#### Provided records:
[Begin]

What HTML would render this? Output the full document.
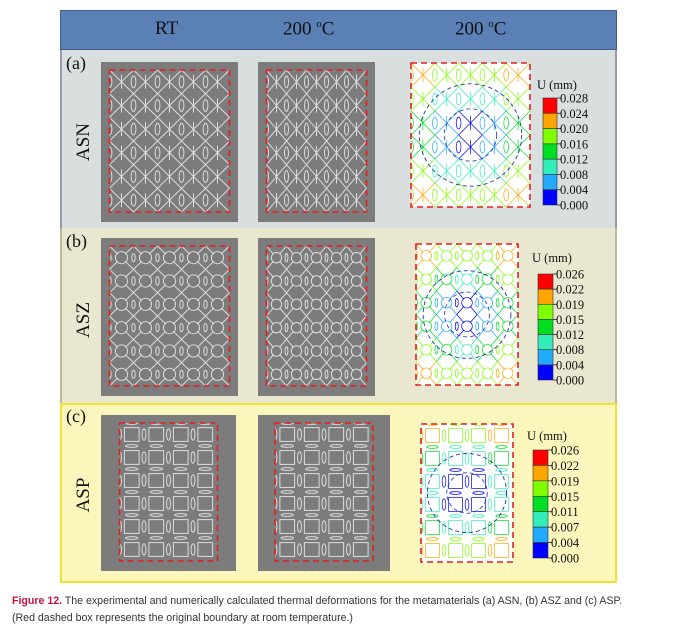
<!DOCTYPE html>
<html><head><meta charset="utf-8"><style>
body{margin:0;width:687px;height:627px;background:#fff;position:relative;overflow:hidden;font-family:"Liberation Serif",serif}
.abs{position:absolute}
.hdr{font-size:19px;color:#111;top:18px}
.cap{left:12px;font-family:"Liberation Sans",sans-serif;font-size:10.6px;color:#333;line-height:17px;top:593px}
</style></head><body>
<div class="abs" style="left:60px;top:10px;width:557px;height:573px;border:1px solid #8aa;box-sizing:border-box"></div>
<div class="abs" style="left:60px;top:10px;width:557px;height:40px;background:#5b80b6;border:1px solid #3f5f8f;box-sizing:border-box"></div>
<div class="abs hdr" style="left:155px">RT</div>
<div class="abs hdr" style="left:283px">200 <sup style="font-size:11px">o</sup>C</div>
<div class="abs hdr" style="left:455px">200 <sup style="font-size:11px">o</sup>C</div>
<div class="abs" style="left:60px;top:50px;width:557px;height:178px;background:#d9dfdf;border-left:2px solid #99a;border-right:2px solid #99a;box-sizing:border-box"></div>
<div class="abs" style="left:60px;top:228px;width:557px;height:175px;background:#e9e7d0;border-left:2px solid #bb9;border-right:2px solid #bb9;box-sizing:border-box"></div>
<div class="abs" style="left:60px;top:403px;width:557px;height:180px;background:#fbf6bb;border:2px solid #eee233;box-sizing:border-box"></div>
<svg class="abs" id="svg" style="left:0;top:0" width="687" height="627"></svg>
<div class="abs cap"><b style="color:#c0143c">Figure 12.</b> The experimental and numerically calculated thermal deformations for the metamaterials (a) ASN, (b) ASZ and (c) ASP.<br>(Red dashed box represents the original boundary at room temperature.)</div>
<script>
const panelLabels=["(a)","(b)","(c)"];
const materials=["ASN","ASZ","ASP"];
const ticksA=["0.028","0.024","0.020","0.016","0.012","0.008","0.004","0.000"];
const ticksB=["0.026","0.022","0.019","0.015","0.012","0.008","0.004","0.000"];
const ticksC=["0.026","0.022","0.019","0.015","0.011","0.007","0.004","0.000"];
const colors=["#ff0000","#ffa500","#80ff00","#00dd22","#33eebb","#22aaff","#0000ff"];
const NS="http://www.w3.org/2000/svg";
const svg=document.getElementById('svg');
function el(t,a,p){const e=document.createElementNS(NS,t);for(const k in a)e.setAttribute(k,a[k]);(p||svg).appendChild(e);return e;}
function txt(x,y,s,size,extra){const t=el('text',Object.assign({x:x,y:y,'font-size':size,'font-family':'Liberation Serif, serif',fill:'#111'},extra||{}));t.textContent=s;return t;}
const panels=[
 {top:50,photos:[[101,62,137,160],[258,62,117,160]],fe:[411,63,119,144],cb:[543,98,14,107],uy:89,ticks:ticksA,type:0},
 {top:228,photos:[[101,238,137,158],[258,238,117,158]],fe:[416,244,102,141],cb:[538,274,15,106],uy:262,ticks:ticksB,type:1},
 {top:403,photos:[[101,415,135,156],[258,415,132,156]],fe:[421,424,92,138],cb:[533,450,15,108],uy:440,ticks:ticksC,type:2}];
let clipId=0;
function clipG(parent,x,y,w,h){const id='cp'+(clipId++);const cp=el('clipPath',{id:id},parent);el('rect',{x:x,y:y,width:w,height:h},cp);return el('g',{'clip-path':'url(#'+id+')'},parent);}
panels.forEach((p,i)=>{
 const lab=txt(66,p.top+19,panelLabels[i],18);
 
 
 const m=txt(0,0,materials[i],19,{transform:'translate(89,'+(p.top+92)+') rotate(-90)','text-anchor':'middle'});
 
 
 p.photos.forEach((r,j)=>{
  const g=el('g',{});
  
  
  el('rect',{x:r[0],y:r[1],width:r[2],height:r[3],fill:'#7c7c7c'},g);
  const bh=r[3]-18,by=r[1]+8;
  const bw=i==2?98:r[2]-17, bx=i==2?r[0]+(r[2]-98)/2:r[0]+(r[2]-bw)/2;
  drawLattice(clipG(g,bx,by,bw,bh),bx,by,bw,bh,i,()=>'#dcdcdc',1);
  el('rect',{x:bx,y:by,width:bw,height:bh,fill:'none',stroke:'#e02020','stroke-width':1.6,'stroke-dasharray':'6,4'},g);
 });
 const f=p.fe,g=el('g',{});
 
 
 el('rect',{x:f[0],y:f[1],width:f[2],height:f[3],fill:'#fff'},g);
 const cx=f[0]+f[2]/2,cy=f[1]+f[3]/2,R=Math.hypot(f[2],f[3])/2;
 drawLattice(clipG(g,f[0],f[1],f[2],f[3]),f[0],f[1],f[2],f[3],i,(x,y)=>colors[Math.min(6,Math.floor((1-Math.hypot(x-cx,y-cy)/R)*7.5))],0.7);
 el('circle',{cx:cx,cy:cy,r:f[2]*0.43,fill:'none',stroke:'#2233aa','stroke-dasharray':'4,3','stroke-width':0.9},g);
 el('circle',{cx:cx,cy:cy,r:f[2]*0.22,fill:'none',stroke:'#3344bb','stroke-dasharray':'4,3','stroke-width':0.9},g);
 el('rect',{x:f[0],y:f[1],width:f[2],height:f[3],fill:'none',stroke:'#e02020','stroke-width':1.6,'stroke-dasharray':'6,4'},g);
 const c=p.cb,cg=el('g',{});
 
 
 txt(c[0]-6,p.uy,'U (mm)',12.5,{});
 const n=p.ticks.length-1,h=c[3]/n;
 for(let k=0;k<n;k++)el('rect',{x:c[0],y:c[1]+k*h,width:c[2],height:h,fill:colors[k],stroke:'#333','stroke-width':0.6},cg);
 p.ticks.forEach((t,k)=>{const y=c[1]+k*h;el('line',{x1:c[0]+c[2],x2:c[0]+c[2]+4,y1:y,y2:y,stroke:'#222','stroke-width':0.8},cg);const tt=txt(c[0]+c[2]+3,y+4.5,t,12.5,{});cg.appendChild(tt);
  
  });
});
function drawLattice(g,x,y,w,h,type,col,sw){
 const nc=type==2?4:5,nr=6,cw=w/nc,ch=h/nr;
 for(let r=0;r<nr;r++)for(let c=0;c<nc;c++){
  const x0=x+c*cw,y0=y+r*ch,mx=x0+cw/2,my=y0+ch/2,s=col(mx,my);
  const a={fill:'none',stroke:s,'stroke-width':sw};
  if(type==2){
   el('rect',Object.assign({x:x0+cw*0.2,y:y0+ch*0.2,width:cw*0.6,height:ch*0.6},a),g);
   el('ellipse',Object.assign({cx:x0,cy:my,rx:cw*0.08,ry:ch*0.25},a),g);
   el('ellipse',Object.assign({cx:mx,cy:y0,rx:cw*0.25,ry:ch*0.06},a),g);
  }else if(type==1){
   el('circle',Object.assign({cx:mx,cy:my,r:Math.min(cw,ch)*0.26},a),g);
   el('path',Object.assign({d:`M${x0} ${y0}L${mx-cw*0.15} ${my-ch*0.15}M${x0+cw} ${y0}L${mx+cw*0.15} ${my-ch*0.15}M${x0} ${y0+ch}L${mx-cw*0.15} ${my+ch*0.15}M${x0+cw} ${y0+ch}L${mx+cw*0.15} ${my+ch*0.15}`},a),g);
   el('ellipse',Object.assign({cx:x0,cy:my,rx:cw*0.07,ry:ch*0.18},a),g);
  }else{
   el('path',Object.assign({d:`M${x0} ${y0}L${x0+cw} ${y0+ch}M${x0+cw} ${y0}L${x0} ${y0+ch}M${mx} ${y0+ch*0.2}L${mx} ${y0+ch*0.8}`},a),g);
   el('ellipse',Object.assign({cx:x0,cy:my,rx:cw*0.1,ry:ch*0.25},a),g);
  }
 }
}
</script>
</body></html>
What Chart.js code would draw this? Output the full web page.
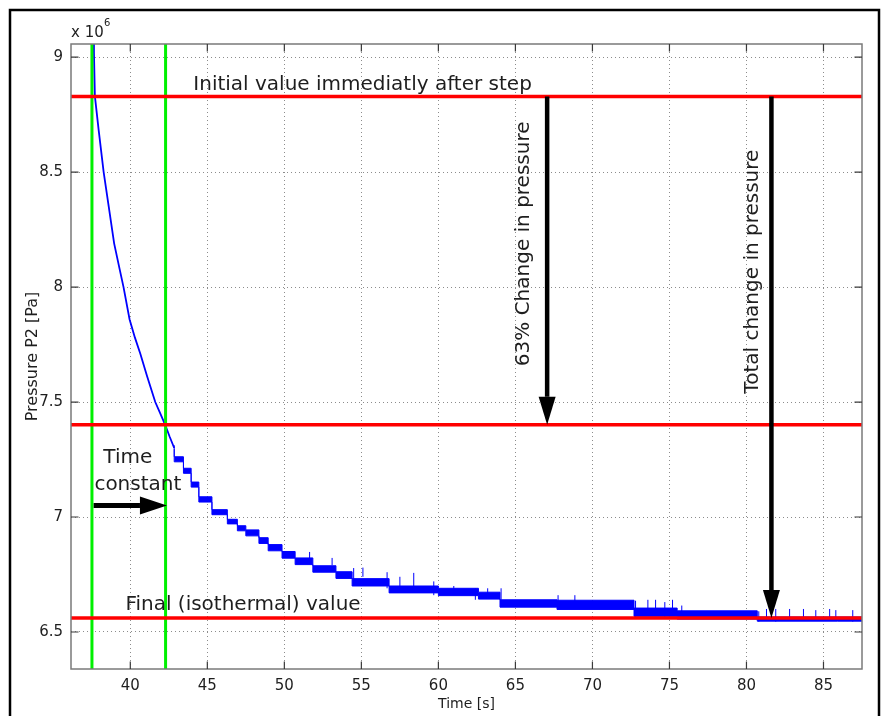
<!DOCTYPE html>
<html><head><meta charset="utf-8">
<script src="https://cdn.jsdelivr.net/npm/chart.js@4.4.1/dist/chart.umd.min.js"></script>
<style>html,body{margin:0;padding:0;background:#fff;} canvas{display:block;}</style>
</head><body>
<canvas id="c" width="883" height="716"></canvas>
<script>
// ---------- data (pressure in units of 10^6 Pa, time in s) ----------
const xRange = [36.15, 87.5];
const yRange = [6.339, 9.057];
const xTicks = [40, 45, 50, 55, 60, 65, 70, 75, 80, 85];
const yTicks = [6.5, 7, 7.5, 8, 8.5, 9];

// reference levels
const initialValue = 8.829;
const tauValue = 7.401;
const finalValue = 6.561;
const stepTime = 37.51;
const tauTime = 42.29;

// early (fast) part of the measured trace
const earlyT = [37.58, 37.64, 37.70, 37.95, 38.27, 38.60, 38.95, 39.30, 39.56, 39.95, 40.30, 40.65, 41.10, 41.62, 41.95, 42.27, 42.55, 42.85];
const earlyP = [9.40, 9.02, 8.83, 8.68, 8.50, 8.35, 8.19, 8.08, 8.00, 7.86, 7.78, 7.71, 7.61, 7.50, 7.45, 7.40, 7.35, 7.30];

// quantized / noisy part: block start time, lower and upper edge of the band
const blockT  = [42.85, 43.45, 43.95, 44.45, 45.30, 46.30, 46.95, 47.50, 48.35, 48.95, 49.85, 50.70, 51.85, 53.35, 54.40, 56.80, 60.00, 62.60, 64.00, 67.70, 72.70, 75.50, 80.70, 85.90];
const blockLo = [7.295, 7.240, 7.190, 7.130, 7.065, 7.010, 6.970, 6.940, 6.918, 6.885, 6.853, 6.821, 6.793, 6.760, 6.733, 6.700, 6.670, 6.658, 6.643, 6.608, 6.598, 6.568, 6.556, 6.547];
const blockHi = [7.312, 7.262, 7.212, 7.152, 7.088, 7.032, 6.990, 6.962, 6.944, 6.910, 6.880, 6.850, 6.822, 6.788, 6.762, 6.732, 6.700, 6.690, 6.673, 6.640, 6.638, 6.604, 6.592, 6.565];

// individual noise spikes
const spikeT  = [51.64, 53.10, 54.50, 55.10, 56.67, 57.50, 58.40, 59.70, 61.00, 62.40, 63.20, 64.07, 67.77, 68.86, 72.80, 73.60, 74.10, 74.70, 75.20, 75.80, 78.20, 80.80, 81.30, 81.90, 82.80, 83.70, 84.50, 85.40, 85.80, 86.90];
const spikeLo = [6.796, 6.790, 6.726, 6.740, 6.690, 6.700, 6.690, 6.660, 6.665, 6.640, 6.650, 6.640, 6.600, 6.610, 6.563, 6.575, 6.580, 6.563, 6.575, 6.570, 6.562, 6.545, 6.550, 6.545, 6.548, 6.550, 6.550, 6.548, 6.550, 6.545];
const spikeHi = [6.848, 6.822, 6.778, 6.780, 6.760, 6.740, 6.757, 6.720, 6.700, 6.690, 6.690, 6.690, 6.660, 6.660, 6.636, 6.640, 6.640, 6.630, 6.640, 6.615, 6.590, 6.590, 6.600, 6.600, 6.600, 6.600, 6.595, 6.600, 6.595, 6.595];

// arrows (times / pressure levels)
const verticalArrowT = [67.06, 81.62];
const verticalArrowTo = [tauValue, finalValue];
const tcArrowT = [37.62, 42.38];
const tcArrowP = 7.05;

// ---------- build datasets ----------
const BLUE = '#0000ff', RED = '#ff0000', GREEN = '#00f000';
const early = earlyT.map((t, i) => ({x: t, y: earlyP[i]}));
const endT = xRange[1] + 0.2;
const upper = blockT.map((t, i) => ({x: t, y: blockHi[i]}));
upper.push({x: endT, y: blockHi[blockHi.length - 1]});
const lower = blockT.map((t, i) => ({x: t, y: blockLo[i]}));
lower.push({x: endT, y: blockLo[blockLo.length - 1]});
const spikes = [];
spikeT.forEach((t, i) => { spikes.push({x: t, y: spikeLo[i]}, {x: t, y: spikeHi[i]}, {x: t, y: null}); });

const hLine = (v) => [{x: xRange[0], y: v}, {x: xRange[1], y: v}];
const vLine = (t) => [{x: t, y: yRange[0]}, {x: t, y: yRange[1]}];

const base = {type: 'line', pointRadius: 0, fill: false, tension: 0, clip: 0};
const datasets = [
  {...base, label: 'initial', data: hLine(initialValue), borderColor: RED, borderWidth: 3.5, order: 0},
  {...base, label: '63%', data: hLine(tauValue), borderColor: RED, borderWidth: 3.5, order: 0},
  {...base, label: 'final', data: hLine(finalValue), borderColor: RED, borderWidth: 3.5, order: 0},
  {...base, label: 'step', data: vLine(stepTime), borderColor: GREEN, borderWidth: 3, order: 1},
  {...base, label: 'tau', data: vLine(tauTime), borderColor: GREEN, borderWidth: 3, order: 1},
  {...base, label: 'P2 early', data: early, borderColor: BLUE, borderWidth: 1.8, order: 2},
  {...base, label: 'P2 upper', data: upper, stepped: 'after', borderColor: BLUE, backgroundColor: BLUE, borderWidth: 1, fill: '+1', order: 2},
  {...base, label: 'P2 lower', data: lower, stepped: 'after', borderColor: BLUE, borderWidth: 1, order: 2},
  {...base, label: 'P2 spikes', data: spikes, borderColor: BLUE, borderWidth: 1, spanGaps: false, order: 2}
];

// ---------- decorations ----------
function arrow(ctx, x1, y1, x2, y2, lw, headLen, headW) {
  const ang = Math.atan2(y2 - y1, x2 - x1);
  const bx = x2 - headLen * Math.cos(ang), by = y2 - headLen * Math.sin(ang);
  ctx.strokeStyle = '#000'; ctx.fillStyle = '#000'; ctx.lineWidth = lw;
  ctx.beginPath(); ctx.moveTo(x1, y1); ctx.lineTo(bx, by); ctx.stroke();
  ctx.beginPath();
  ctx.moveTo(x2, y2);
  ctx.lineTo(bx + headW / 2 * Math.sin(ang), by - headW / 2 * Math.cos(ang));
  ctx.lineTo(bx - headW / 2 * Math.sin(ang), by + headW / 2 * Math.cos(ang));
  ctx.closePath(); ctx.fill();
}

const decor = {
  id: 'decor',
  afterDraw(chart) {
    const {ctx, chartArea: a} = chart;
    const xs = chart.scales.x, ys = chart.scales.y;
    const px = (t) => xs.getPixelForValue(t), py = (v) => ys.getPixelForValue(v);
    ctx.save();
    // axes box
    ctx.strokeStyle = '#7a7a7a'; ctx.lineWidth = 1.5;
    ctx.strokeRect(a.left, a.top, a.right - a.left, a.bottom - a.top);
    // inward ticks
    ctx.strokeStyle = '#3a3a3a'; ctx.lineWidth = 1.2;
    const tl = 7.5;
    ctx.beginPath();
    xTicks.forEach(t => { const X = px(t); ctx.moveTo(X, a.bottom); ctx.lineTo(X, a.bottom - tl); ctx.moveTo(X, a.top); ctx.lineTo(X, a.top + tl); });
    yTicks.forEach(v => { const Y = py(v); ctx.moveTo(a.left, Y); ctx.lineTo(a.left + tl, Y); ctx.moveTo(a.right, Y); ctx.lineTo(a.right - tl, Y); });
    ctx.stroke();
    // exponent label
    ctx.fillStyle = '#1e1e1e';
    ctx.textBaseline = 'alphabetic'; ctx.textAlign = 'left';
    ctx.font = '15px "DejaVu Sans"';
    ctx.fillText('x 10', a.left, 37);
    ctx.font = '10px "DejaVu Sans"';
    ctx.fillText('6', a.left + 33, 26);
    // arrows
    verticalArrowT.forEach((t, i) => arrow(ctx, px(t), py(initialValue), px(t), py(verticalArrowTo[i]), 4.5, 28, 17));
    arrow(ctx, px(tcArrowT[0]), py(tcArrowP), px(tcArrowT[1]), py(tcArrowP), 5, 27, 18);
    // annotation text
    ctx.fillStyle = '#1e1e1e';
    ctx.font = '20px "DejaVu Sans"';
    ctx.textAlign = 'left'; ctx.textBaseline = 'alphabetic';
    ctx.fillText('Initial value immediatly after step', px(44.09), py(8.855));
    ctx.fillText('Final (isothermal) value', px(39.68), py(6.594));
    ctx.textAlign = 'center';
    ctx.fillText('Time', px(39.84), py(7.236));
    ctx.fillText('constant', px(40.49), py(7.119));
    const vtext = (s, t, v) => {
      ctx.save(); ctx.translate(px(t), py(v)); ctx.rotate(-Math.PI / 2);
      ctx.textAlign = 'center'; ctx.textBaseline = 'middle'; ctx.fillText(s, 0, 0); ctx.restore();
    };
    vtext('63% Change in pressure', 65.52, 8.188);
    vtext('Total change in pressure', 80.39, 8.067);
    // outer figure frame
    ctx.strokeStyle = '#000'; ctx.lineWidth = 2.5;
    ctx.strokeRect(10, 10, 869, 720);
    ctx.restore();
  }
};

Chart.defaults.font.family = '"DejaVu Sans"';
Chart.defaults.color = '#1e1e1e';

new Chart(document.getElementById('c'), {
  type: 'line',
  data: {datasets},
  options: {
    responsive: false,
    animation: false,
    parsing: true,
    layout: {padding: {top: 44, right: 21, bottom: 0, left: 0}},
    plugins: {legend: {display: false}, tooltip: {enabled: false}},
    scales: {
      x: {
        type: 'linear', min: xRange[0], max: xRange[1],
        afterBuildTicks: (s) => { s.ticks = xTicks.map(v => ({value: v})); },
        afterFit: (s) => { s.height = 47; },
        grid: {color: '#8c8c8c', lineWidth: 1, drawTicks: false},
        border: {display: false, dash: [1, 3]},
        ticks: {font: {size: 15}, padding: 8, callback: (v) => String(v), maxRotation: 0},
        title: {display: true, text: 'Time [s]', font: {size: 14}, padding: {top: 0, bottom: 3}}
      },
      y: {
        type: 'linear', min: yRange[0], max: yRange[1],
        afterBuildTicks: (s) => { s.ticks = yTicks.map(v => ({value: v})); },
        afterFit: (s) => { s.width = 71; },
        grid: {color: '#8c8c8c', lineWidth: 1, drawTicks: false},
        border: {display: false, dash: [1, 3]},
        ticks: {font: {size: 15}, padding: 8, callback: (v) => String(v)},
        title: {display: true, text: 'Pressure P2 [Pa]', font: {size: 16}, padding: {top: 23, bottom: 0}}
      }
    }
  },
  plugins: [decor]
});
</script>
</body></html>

[End]

Spot every line that holds "would" and copy it.

What HTML would render this? Output the full document.
What Chart.js code would draw this? Output the full web page.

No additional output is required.